◆ **Required work**: Starting with the first line below, extract each line through the one that contains "ax2.set_yticks([0, 1, 2])", inclusive, excluding pictures.

[BEGIN]

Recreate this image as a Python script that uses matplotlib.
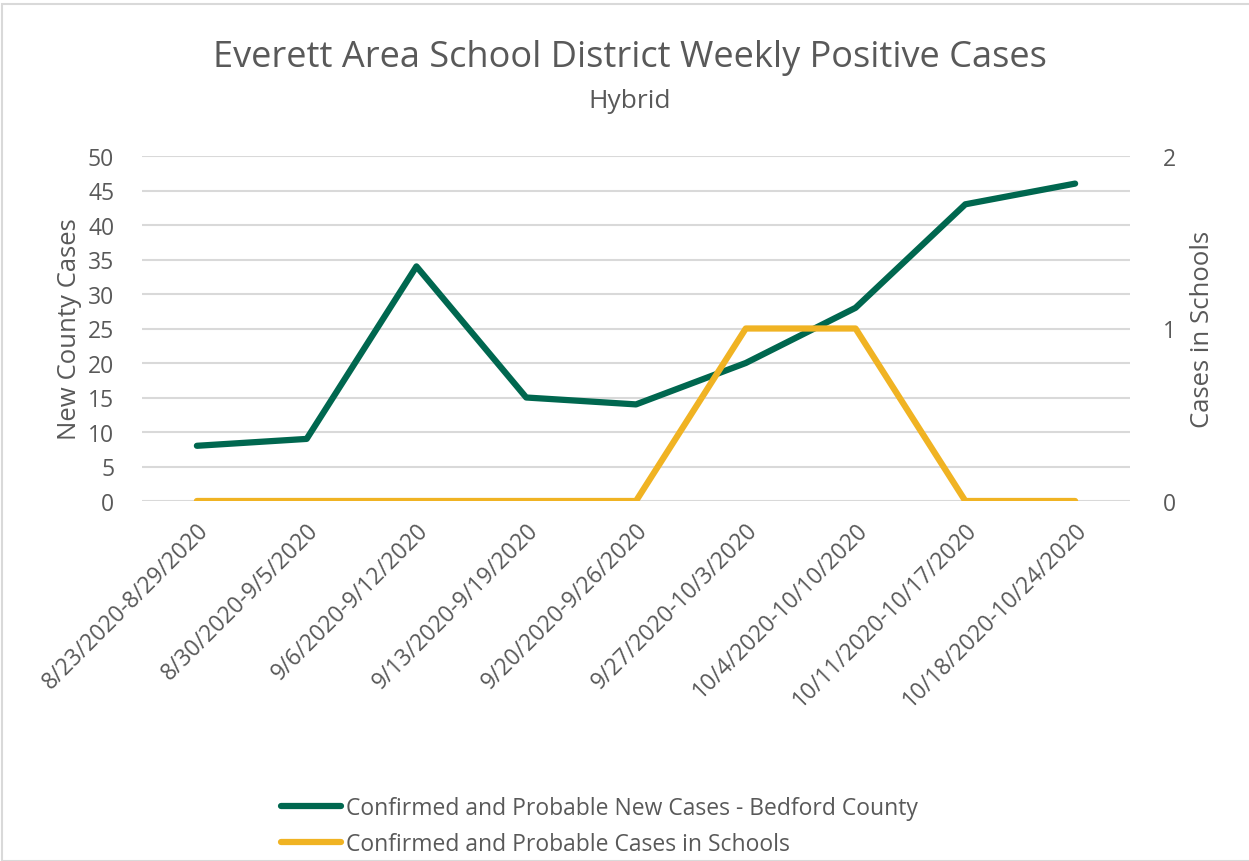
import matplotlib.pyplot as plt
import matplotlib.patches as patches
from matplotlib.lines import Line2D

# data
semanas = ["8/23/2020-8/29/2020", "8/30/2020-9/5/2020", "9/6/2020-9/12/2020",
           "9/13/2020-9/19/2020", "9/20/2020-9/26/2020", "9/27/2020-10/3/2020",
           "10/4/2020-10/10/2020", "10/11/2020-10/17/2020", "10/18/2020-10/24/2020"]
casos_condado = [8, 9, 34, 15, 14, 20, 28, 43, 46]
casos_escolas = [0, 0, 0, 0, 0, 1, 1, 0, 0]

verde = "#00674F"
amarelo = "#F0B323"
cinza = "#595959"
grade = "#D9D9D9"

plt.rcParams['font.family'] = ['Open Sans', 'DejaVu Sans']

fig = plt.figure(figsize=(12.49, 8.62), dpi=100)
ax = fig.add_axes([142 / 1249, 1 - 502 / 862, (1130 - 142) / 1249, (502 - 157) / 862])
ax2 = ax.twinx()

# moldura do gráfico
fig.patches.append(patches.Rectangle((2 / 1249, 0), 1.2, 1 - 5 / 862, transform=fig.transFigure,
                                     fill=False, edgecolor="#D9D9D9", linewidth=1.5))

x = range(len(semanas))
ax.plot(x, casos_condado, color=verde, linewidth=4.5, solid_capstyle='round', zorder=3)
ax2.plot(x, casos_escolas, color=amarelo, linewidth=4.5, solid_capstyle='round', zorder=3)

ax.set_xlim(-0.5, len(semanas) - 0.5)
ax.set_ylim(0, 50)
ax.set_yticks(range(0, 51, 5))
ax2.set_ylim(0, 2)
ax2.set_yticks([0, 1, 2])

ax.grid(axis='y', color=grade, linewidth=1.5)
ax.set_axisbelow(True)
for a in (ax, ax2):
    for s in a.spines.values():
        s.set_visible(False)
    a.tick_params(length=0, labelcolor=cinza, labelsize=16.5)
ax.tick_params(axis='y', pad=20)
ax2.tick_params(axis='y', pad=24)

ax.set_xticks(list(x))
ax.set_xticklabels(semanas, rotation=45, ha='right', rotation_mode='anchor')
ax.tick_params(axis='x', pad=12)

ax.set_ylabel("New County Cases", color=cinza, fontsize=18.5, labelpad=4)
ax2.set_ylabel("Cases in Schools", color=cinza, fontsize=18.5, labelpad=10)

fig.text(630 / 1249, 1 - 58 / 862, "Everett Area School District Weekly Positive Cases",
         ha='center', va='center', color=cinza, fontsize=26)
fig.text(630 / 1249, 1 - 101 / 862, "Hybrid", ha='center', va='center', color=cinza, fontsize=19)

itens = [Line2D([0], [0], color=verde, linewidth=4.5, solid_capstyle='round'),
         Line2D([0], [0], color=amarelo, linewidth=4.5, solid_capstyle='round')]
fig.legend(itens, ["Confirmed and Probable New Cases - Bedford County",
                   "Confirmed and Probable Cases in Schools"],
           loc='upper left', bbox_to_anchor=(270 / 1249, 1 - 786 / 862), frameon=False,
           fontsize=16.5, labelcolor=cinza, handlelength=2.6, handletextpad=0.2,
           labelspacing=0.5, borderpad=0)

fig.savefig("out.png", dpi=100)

[END]

◆ **Response**:
Recreate this image as a Python script that uses matplotlib.
import matplotlib.pyplot as plt
import matplotlib.patches as patches
from matplotlib.lines import Line2D

# data
semanas = ["8/23/2020-8/29/2020", "8/30/2020-9/5/2020", "9/6/2020-9/12/2020",
           "9/13/2020-9/19/2020", "9/20/2020-9/26/2020", "9/27/2020-10/3/2020",
           "10/4/2020-10/10/2020", "10/11/2020-10/17/2020", "10/18/2020-10/24/2020"]
casos_condado = [8, 9, 34, 15, 14, 20, 28, 43, 46]
casos_escolas = [0, 0, 0, 0, 0, 1, 1, 0, 0]

verde = "#00674F"
amarelo = "#F0B323"
cinza = "#595959"
grade = "#D9D9D9"

plt.rcParams['font.family'] = ['Open Sans', 'DejaVu Sans']

fig = plt.figure(figsize=(12.49, 8.62), dpi=100)
ax = fig.add_axes([142 / 1249, 1 - 502 / 862, (1130 - 142) / 1249, (502 - 157) / 862])
ax2 = ax.twinx()

# moldura do gráfico
fig.patches.append(patches.Rectangle((2 / 1249, 0), 1.2, 1 - 5 / 862, transform=fig.transFigure,
                                     fill=False, edgecolor="#D9D9D9", linewidth=1.5))

x = range(len(semanas))
ax.plot(x, casos_condado, color=verde, linewidth=4.5, solid_capstyle='round', zorder=3)
ax2.plot(x, casos_escolas, color=amarelo, linewidth=4.5, solid_capstyle='round', zorder=3)

ax.set_xlim(-0.5, len(semanas) - 0.5)
ax.set_ylim(0, 50)
ax.set_yticks(range(0, 51, 5))
ax2.set_ylim(0, 2)
ax2.set_yticks([0, 1, 2])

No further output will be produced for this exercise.